On this day in 1887, one of the most important jewelry collectors in American history was born. Marjorie Merriweather Post, heiress to a cereal fortune, absolutely loved collecting and wearing jewelry, including pieces with royal provenance. Today, we’ve got a look at six of these pieces, all of which reside today in a pair of American museums.
This magnificent tiara was made in 1810 by Nitot, court jeweler to Napoleon Bonaparte, for Napoleon’s second wife, Empress Marie Louise. The diadem was originally set with bright green emeralds. The tiara and its accompanying jewels stayed with Marie Louise’s family after the fall of Napoleon, but eventually, it was sold. Van Cleef & Arpels bought the tiara in the 1950s and replaced the emeralds with turquoises. The remodeled tiara was purchased by Marjorie Merriweather Post in the 1960s. After wearing and enjoying it for a few years, Post donated the tiara to the Smithsonian in 1971. Today, it is displayed at the National Museum of Natural History in Washington, D.C.
This stunning diamond necklace was also made by Nitot for Empress Marie Louise. It was a gift to her from Napoleon in 1811 to mark the birth of their son. Much later, Marie Louise bequeathed the necklace to one of her sisters-in-law, Archduchess Sophie of Austria. When Sophie died in 1872, her three surviving sons, Emperor Franz Josef, Archduke Karl Ludwig, and Archduke Ludwig Viktor, jointly inherited the jewel. Karl Ludwig’s wife became the next wearer of the piece. And from there the story gets very interesting, involving an assassination, a war, a whole lot of financial trouble, a Hollywood film, and an American court case. (You can read all about it here.) Eventually, Harry Winston acquired the necklace, and he sold it to Marjorie Merriweather Post in 1960. Two years later, she donated it to the Smithsonian, and it’s also now on display at the National Museum of Natural History in Washington, D.C.

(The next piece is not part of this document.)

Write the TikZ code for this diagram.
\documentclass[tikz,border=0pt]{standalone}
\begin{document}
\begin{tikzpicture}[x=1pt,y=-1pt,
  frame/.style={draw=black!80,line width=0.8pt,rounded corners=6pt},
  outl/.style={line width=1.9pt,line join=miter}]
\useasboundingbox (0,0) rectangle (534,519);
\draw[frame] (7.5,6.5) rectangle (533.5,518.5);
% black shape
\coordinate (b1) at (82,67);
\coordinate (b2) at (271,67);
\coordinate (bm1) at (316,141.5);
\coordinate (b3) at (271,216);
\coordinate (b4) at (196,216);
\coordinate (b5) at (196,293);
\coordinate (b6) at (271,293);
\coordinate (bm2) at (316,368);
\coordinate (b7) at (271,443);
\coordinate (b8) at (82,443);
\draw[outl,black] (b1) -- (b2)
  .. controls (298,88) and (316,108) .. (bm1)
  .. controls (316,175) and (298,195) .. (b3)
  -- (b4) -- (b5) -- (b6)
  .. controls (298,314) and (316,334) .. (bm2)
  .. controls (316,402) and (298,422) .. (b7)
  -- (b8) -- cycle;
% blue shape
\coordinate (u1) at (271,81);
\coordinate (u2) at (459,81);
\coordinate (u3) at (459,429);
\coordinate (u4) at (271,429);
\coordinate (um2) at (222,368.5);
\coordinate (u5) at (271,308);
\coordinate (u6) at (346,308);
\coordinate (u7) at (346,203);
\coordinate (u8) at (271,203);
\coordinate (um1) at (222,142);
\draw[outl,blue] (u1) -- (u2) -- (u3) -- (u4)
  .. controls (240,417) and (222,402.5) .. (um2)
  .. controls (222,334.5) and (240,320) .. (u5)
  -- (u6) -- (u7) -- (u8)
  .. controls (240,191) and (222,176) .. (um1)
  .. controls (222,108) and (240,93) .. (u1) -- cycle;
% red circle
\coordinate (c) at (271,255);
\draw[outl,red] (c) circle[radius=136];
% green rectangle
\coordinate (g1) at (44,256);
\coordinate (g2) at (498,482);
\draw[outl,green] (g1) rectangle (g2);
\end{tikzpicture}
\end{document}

The Marie Antoinette Earrings
These remarkable diamond earrings, with pendants measuring at 14 and 20 carats, are thought to have been passed down through French royal history. They’re said to have originally belonged to Queen Marie Antoinette, and they later also apparently adorned Empress Eugenie. After the sale of the French crown jewels in 1887, they were supposedly purchased by members of the Yusupov family. Prince Felix Yusupov and his mother, Princess Zinaida, sold the earrings to Pierre Cartier in the 1920s. In turn, in 1928, he sold the jewels to Marjorie Merriweather Post. Cartier added new triangular studs to the earrings, and Harry Winston later made a lighter platinum replica of the original silver setting. In 1964, the earrings were donated to the Smithsonian by Eleanor Barzin, Post’s daughter. They’re on display today at the National Museum of Natural History in Washington, D.C.

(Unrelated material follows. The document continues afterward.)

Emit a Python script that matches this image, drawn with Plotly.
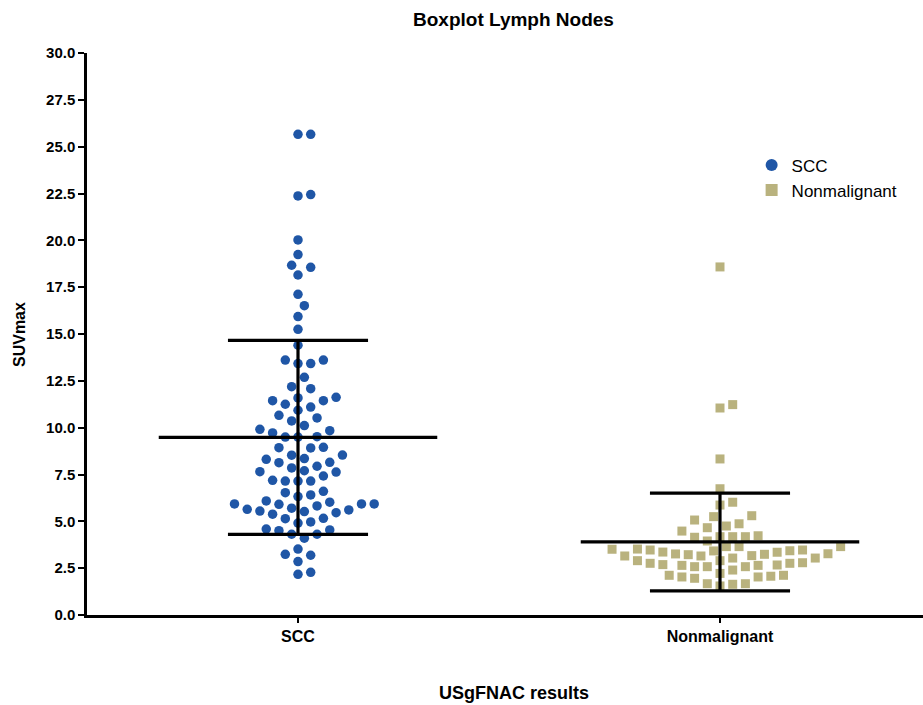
import math
import plotly.graph_objects as go

# ---------------- data ----------------
categories = ["SCC", "Nonmalignant"]

scc_values = [
    25.66, 25.66, 22.37, 22.44, 20.02, 19.24, 18.56, 18.67, 18.15, 17.12,
    16.51, 15.93, 15.25, 14.40, 13.61, 13.42, 13.42, 13.61, 12.69, 12.08,
    12.19, 11.62, 11.44, 11.25, 11.10, 10.93, 11.44, 11.59, 10.66, 10.36,
    10.52, 9.91, 9.72, 9.50, 9.50, 9.52, 9.84, 10.11, 8.95, 8.92,
    8.93, 8.53, 8.54, 8.35, 8.15, 7.94, 7.85, 8.13, 8.31, 7.65,
    7.42, 7.63, 7.70, 7.15, 7.15, 7.15, 7.19, 6.53, 6.41, 6.60,
    6.32, 6.02, 5.93, 5.91, 5.55, 5.46, 5.70, 5.61, 5.64, 5.82,
    5.93, 5.93, 6.09, 5.38, 5.52, 5.14, 5.16, 4.97, 4.91, 4.54,
    4.31, 4.10, 4.31, 4.50, 4.59, 3.24, 2.85, 3.19, 3.52, 2.17,
    2.28,
]

nonmalignant_values = [
    18.58, 11.05, 11.23, 8.33, 6.74, 6.02, 5.87, 5.30, 5.07, 5.25,
    4.75, 4.66, 4.87, 4.48, 4.18, 4.18, 3.95, 4.15, 4.18, 4.23,
    3.65, 3.65, 3.65, 3.52, 3.47, 3.43, 3.36, 3.27, 3.24, 3.17,
    3.15, 3.04, 2.90, 2.90, 3.04, 3.15, 3.22, 3.26, 3.35, 3.42,
    3.47, 3.51, 2.79, 2.76, 2.65, 2.65, 2.58, 2.40, 2.58, 2.58,
    2.67, 2.69, 2.76, 2.22, 2.12, 2.03, 1.96, 2.03, 2.07, 2.12,
    1.67, 1.55, 1.64, 1.67,
]

group_means = [9.48, 3.90]
group_sds = [5.18, 2.61]

y_ticks = [0.0, 2.5, 5.0, 7.5, 10.0, 12.5, 15.0, 17.5, 20.0, 22.5, 25.0, 27.5, 30.0]

# ---------------- layout geometry ----------------
W, H = 923, 705
M_L, M_R, M_T, M_B = 87, 0, 53, 90
PLOT_W = W - M_L - M_R
PLOT_H = H - M_T - M_B
Y_RANGE = [0, 30]
PX_PER_X = 422.0
X_RANGE = [-0.5, -0.5 + PLOT_W / PX_PER_X]
PX_PER_Y = PLOT_H / (Y_RANGE[1] - Y_RANGE[0])

FONT = "Liberation Sans, Arial, sans-serif"
BLUE = "#1F56A6"
KHAKI = "#B9B27E"


def swarm_offsets(vals, step=6.35, min_dist=11.6):
    """Greedy beeswarm on a half-symbol grid: returns horizontal pixel offsets."""
    order = sorted(range(len(vals)), key=lambda i: vals[i])
    placed = []
    offs = [0.0] * len(vals)
    cands = [0]
    for k in range(1, 40):
        cands += [k, -k]
    for i in order:
        y = vals[i] * PX_PER_Y
        x = 0.0
        for k in cands:
            x = k * step
            if all(math.hypot(x - px, y - py) >= min_dist for (px, py) in placed):
                break
        placed.append((x, y))
        offs[i] = x
    return offs


fig = go.Figure()

groups = [
    (scc_values, "circle", BLUE, 9.5, categories[0]),
    (nonmalignant_values, "square", KHAKI, 9, categories[1]),
]

for gi, (vals, sym, col, size, name) in enumerate(groups):
    offs = swarm_offsets(vals)
    xs = [gi + o / PX_PER_X for o in offs]
    fig.add_trace(go.Scatter(
        x=xs, y=vals, mode="markers", name=name, legendgroup=name,
        marker=dict(symbol=sym, color=col, size=size, line=dict(width=0)),
        hoverinfo="y",
    ))

# mean and SD lines
for gi in range(len(categories)):
    m, s = group_means[gi], group_sds[gi]
    lw = 0.33
    cw = 0.166
    xs = [gi - lw, gi + lw, None, gi - cw, gi + cw, None, gi - cw, gi + cw, None, gi, gi]
    ys = [m, m, None, m + s, m + s, None, m - s, m - s, None, m - s, m + s]
    fig.add_trace(go.Scatter(
        x=xs, y=ys, mode="lines", showlegend=False, hoverinfo="skip",
        line=dict(color="black", width=3.2),
    ))

fig.update_layout(
    width=W, height=H,
    margin=dict(l=M_L, r=M_R, t=M_T, b=M_B, pad=0),
    paper_bgcolor="white", plot_bgcolor="white",
    font=dict(family=FONT, color="black"),
    showlegend=True,
    legend=dict(
        x=0.795, y=0.832, xanchor="left", yanchor="top",
        bgcolor="rgba(0,0,0,0)", font=dict(size=17, family=FONT),
        itemsizing="constant", traceorder="grouped", tracegroupgap=0,
    ),
    annotations=[
        dict(text="<b>Boxplot Lymph Nodes</b>", xref="paper", yref="paper",
             x=(513 - M_L) / PLOT_W, y=1 + (M_T - 20) / PLOT_H,
             xanchor="center", yanchor="middle", showarrow=False,
             font=dict(size=19, family=FONT)),
        dict(text="<b>USgFNAC results</b>", xref="paper", yref="paper",
             x=(514 - M_L) / PLOT_W, y=-(693 - M_T - PLOT_H) / PLOT_H,
             xanchor="center", yanchor="middle", showarrow=False,
             font=dict(size=18, family=FONT)),
        dict(text="<b>SUVmax</b>", xref="paper", yref="paper",
             x=-(M_L - 19) / PLOT_W, y=(615 - 335) / PLOT_H,
             xanchor="center", yanchor="middle", showarrow=False, textangle=-90,
             font=dict(size=16, family=FONT)),
    ],
)

fig.update_xaxes(
    range=X_RANGE, tickmode="array", tickvals=[0, 1], ticktext=categories,
    showline=True, linecolor="black", linewidth=2.5, mirror=False,
    ticks="outside", ticklen=5, tickwidth=2, tickcolor="black",
    showgrid=False, zeroline=False,
    tickfont=dict(size=16, family=FONT, weight="bold"),
)
fig.update_yaxes(
    range=Y_RANGE, tickmode="array", tickvals=y_ticks,
    ticktext=[f"{v:.1f}" for v in y_ticks],
    showline=True, linecolor="black", linewidth=2.5, mirror=False,
    ticks="outside", ticklen=6, tickwidth=2, tickcolor="black",
    showgrid=False, zeroline=False, ticklabelstandoff=0,
    tickfont=dict(size=15, family=FONT, weight="bold"),
)

fig.write_html("out.html")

The Maximilian Emerald Ring
This stunning ring is set with a spectacular 21-carat Colombian emerald. Its first documented owner was Emperor Maximilian, the Austrian archduke who reigned as Mexico’s emperor for three years in the 1860s. Maximilian’s reign was disastrous, and he was executed in 1867. His widow, the Belgian princess Carlota, returned to Europe and lived as a reclusive widow, suffering from increasing mental difficulties, until her death in 1927. In 1928, the emerald was purchased by Marjorie Merriweather Post. The Smithsonian calls the emerald “the first important gemstone to enter Mrs. Marjorie Merriweather Post’s collection.” The current ring setting of the emerald was made by Cartier in 1949. Post donated the ring to the Smithsonian in 1964, and it is also on display at the National Museum of Natural History in Washington, D.C.
The Diamond and Ruby Demi-Parure
This suite of nineteenth-century jewels includes a necklace and a pair of earrings featuring rubies and diamonds set in silver and gold. Thought to have been made in France, the pieces are said to have belonged to Princess Eugenia Maximilianovna of Leuchtenberg. Eugenia was the daughter of the 3rd Duke of Leuchtenberg (a grandson of Joséphine de Beauharnais) and Grand Duchess Maria Nikolaevna (a daughter of Tsar Nicholas I of Russia). She married Duke Alexander of Oldenburg in 1868. Alexander and Eugenia managed to flee Russia right before the revolution, and they sold her jewels in Switzerland in the 1920s. Marjorie Merriweather Post purchased this necklace and its accompanying earrings in 1966. Today, they’re part of the collection at Hillwood, the museum on the grounds of her former estate in Washington, D.C.
The grand nuptial crown worn by Romanov imperial brides was made in 1840 using diamonds taken from ornaments that belonged to Catherine the Great. The stones are attached to a frame covered in pink velvet, with flaps at the base that allowed it to be pinned in the bride’s hair. In the nineteenth and early twentieth centuries, each Romanov bride wore the crown for her wedding ceremony. At some point after the revolution, the crown was acquired by Marjorie Merriweather Post. It remains part of the collection at Hillwood in Washington, D.C.